* _Direction_
Output the data word for word, dropping every image.

** BEGIN Data excerpt **

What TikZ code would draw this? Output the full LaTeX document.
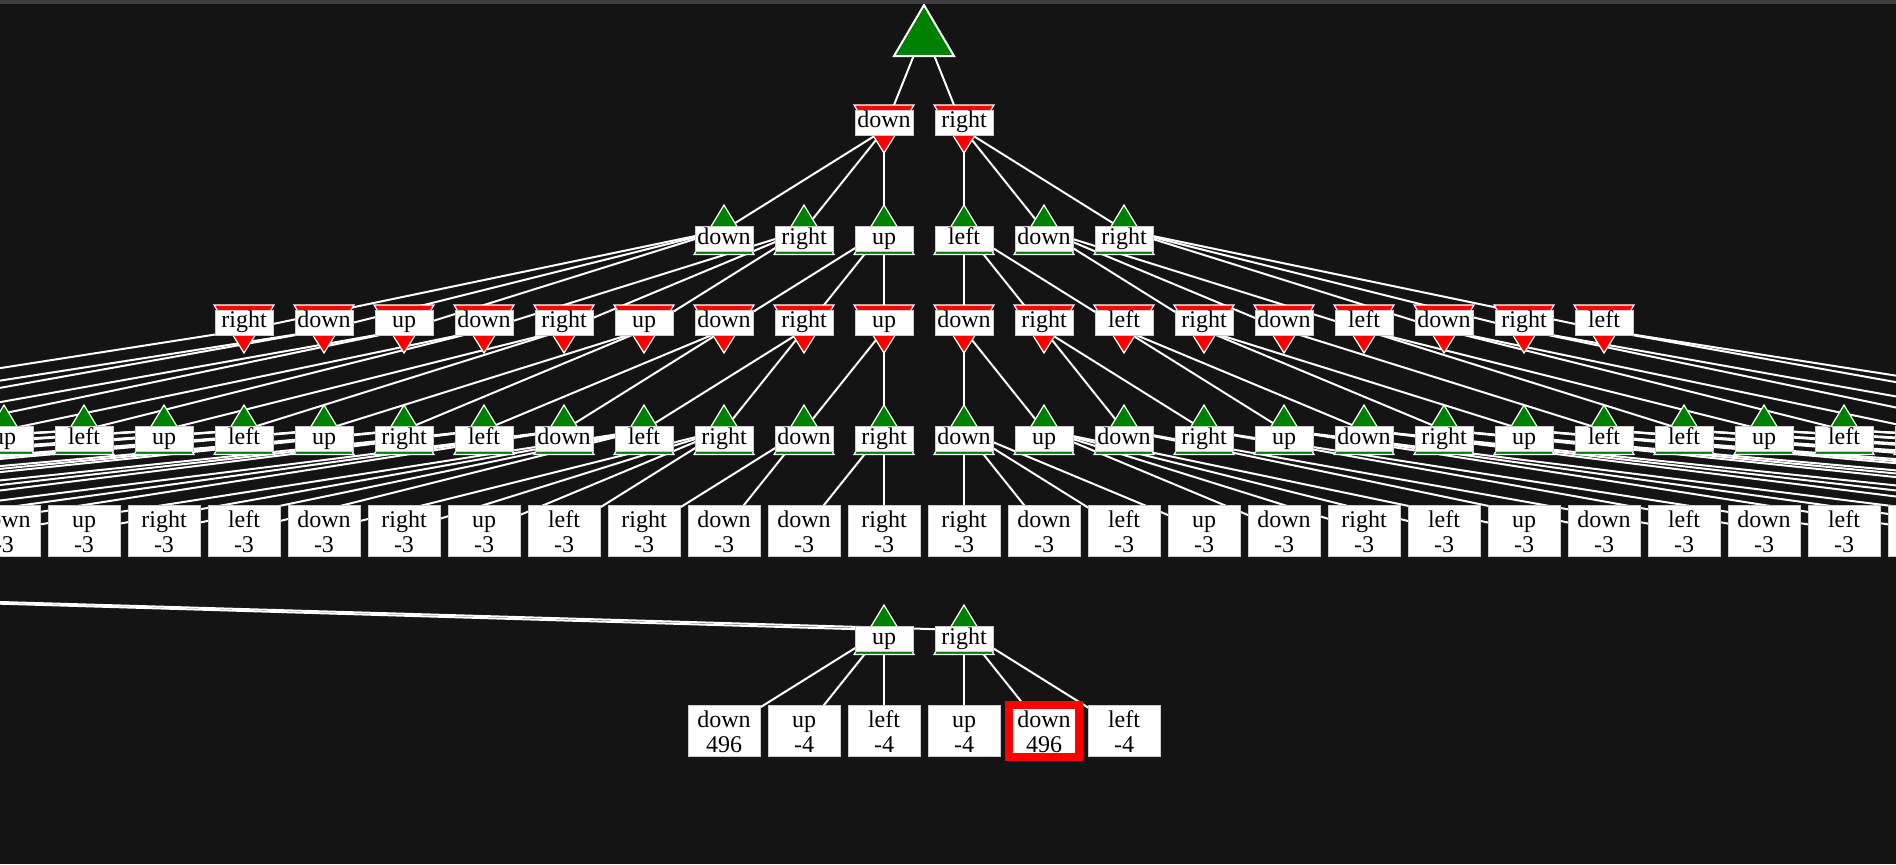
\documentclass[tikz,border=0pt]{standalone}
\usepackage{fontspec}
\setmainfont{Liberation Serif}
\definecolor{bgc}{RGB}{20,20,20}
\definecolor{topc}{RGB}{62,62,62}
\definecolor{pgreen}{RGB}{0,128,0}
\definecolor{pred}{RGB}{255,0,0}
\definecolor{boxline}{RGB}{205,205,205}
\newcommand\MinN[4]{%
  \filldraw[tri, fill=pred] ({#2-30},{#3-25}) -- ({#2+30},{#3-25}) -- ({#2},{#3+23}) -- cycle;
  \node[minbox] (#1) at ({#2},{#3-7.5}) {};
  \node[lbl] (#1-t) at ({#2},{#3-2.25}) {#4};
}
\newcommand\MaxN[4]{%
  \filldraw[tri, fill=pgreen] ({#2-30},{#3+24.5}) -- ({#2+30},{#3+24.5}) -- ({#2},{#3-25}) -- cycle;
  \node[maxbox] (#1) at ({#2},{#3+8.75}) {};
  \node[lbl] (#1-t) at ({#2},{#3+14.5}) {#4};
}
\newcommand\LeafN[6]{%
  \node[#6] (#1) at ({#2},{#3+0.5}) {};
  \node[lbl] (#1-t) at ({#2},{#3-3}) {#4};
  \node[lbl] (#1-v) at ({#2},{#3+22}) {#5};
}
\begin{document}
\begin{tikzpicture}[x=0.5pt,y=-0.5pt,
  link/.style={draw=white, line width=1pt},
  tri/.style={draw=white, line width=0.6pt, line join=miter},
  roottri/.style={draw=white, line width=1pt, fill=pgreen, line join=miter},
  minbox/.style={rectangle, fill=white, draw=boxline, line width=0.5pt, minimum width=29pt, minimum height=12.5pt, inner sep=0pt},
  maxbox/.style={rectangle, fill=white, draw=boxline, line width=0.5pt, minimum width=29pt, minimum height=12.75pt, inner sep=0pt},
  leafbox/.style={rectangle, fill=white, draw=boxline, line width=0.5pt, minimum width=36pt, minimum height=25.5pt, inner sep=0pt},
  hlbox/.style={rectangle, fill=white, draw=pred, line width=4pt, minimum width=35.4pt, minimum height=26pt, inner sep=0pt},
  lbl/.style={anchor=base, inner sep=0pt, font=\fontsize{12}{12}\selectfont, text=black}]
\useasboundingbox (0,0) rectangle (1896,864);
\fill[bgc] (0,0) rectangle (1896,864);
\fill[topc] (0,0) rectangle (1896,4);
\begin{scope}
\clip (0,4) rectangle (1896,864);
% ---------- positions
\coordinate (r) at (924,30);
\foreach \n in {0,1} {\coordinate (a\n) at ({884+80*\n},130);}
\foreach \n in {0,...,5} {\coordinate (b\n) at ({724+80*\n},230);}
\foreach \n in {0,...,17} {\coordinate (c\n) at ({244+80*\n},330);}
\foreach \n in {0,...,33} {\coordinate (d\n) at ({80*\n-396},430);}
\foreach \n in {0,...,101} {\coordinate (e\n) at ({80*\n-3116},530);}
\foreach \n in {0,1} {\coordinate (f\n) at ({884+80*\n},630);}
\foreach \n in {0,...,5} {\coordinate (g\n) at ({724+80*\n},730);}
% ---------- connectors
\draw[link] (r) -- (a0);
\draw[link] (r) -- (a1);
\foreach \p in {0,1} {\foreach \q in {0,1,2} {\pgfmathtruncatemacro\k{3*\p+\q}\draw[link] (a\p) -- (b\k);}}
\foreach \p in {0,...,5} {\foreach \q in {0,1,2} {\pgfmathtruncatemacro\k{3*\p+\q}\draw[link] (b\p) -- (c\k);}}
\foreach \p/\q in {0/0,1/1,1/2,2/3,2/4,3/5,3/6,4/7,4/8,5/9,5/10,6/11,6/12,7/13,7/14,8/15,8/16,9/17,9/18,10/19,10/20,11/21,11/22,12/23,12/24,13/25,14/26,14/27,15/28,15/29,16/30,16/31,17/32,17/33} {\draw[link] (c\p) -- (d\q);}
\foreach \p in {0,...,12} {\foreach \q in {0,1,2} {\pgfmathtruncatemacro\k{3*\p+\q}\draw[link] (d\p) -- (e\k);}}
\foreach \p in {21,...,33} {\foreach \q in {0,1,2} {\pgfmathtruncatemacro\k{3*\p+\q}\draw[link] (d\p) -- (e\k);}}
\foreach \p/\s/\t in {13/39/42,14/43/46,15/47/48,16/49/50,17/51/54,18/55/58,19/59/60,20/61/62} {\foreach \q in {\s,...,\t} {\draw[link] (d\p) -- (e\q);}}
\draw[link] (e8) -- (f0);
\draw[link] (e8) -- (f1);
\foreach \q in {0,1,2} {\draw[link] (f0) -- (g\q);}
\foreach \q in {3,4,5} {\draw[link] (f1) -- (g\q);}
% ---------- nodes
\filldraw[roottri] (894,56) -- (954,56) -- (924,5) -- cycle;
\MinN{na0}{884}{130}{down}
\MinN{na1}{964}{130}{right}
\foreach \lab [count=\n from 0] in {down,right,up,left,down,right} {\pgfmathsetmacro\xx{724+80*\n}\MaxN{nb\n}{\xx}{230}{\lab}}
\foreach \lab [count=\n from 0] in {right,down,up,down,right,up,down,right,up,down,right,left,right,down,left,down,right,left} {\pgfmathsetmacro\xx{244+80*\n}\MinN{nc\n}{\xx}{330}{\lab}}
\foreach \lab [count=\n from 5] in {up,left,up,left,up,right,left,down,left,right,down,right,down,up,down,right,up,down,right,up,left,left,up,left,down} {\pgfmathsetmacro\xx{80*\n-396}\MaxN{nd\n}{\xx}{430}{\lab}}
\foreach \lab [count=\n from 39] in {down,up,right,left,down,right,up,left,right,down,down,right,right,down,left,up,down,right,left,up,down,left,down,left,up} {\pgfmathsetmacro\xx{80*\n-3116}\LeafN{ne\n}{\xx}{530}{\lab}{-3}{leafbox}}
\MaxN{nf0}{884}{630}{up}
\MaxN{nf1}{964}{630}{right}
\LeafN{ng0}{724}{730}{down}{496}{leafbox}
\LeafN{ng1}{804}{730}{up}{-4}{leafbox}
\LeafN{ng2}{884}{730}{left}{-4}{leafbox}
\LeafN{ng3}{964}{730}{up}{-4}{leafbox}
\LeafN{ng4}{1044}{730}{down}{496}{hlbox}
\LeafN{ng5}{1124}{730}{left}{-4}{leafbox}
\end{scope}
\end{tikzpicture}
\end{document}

** END Data excerpt **

* _Response to this task_
What TikZ code would draw this? Output the full LaTeX document.
\documentclass[tikz,border=0pt]{standalone}
\usepackage{fontspec}
\setmainfont{Liberation Serif}
\definecolor{bgc}{RGB}{20,20,20}
\definecolor{topc}{RGB}{62,62,62}
\definecolor{pgreen}{RGB}{0,128,0}
\definecolor{pred}{RGB}{255,0,0}
\definecolor{boxline}{RGB}{205,205,205}
\newcommand\MinN[4]{%
  \filldraw[tri, fill=pred] ({#2-30},{#3-25}) -- ({#2+30},{#3-25}) -- ({#2},{#3+23}) -- cycle;
  \node[minbox] (#1) at ({#2},{#3-7.5}) {};
  \node[lbl] (#1-t) at ({#2},{#3-2.25}) {#4};
}
\newcommand\MaxN[4]{%
  \filldraw[tri, fill=pgreen] ({#2-30},{#3+24.5}) -- ({#2+30},{#3+24.5}) -- ({#2},{#3-25}) -- cycle;
  \node[maxbox] (#1) at ({#2},{#3+8.75}) {};
  \node[lbl] (#1-t) at ({#2},{#3+14.5}) {#4};
}
\newcommand\LeafN[6]{%
  \node[#6] (#1) at ({#2},{#3+0.5}) {};
  \node[lbl] (#1-t) at ({#2},{#3-3}) {#4};
  \node[lbl] (#1-v) at ({#2},{#3+22}) {#5};
}
\begin{document}
\begin{tikzpicture}[x=0.5pt,y=-0.5pt,
  link/.style={draw=white, line width=1pt},
  tri/.style={draw=white, line width=0.6pt, line join=miter},
  roottri/.style={draw=white, line width=1pt, fill=pgreen, line join=miter},
  minbox/.style={rectangle, fill=white, draw=boxline, line width=0.5pt, minimum width=29pt, minimum height=12.5pt, inner sep=0pt},
  maxbox/.style={rectangle, fill=white, draw=boxline, line width=0.5pt, minimum width=29pt, minimum height=12.75pt, inner sep=0pt},
  leafbox/.style={rectangle, fill=white, draw=boxline, line width=0.5pt, minimum width=36pt, minimum height=25.5pt, inner sep=0pt},
  hlbox/.style={rectangle, fill=white, draw=pred, line width=4pt, minimum width=35.4pt, minimum height=26pt, inner sep=0pt},
  lbl/.style={anchor=base, inner sep=0pt, font=\fontsize{12}{12}\selectfont, text=black}]
\useasboundingbox (0,0) rectangle (1896,864);
\fill[bgc] (0,0) rectangle (1896,864);
\fill[topc] (0,0) rectangle (1896,4);
\begin{scope}
\clip (0,4) rectangle (1896,864);
% ---------- positions
\coordinate (r) at (924,30);
\foreach \n in {0,1} {\coordinate (a\n) at ({884+80*\n},130);}
\foreach \n in {0,...,5} {\coordinate (b\n) at ({724+80*\n},230);}
\foreach \n in {0,...,17} {\coordinate (c\n) at ({244+80*\n},330);}
\foreach \n in {0,...,33} {\coordinate (d\n) at ({80*\n-396},430);}
\foreach \n in {0,...,101} {\coordinate (e\n) at ({80*\n-3116},530);}
\foreach \n in {0,1} {\coordinate (f\n) at ({884+80*\n},630);}
\foreach \n in {0,...,5} {\coordinate (g\n) at ({724+80*\n},730);}
% ---------- connectors
\draw[link] (r) -- (a0);
\draw[link] (r) -- (a1);
\foreach \p in {0,1} {\foreach \q in {0,1,2} {\pgfmathtruncatemacro\k{3*\p+\q}\draw[link] (a\p) -- (b\k);}}
\foreach \p in {0,...,5} {\foreach \q in {0,1,2} {\pgfmathtruncatemacro\k{3*\p+\q}\draw[link] (b\p) -- (c\k);}}
\foreach \p/\q in {0/0,1/1,1/2,2/3,2/4,3/5,3/6,4/7,4/8,5/9,5/10,6/11,6/12,7/13,7/14,8/15,8/16,9/17,9/18,10/19,10/20,11/21,11/22,12/23,12/24,13/25,14/26,14/27,15/28,15/29,16/30,16/31,17/32,17/33} {\draw[link] (c\p) -- (d\q);}
\foreach \p in {0,...,12} {\foreach \q in {0,1,2} {\pgfmathtruncatemacro\k{3*\p+\q}\draw[link] (d\p) -- (e\k);}}
\foreach \p in {21,...,33} {\foreach \q in {0,1,2} {\pgfmathtruncatemacro\k{3*\p+\q}\draw[link] (d\p) -- (e\k);}}
\foreach \p/\s/\t in {13/39/42,14/43/46,15/47/48,16/49/50,17/51/54,18/55/58,19/59/60,20/61/62} {\foreach \q in {\s,...,\t} {\draw[link] (d\p) -- (e\q);}}
\draw[link] (e8) -- (f0);
\draw[link] (e8) -- (f1);
\foreach \q in {0,1,2} {\draw[link] (f0) -- (g\q);}
\foreach \q in {3,4,5} {\draw[link] (f1) -- (g\q);}
% ---------- nodes
\filldraw[roottri] (894,56) -- (954,56) -- (924,5) -- cycle;
\MinN{na0}{884}{130}{down}
\MinN{na1}{964}{130}{right}
\foreach \lab [count=\n from 0] in {down,right,up,left,down,right} {\pgfmathsetmacro\xx{724+80*\n}\MaxN{nb\n}{\xx}{230}{\lab}}
\foreach \lab [count=\n from 0] in {right,down,up,down,right,up,down,right,up,down,right,left,right,down,left,down,right,left} {\pgfmathsetmacro\xx{244+80*\n}\MinN{nc\n}{\xx}{330}{\lab}}
\foreach \lab [count=\n from 5] in {up,left,up,left,up,right,left,down,left,right,down,right,down,up,down,right,up,down,right,up,left,left,up,left,down} {\pgfmathsetmacro\xx{80*\n-396}\MaxN{nd\n}{\xx}{430}{\lab}}
\foreach \lab [count=\n from 39] in {down,up,right,left,down,right,up,left,right,down,down,right,right,down,left,up,down,right,left,up,down,left,down,left,up} {\pgfmathsetmacro\xx{80*\n-3116}\LeafN{ne\n}{\xx}{530}{\lab}{-3}{leafbox}}
\MaxN{nf0}{884}{630}{up}
\MaxN{nf1}{964}{630}{right}
\LeafN{ng0}{724}{730}{down}{496}{leafbox}
\LeafN{ng1}{804}{730}{up}{-4}{leafbox}
\LeafN{ng2}{884}{730}{left}{-4}{leafbox}
\LeafN{ng3}{964}{730}{up}{-4}{leafbox}
\LeafN{ng4}{1044}{730}{down}{496}{hlbox}
\LeafN{ng5}{1124}{730}{left}{-4}{leafbox}
\end{scope}
\end{tikzpicture}
\end{document}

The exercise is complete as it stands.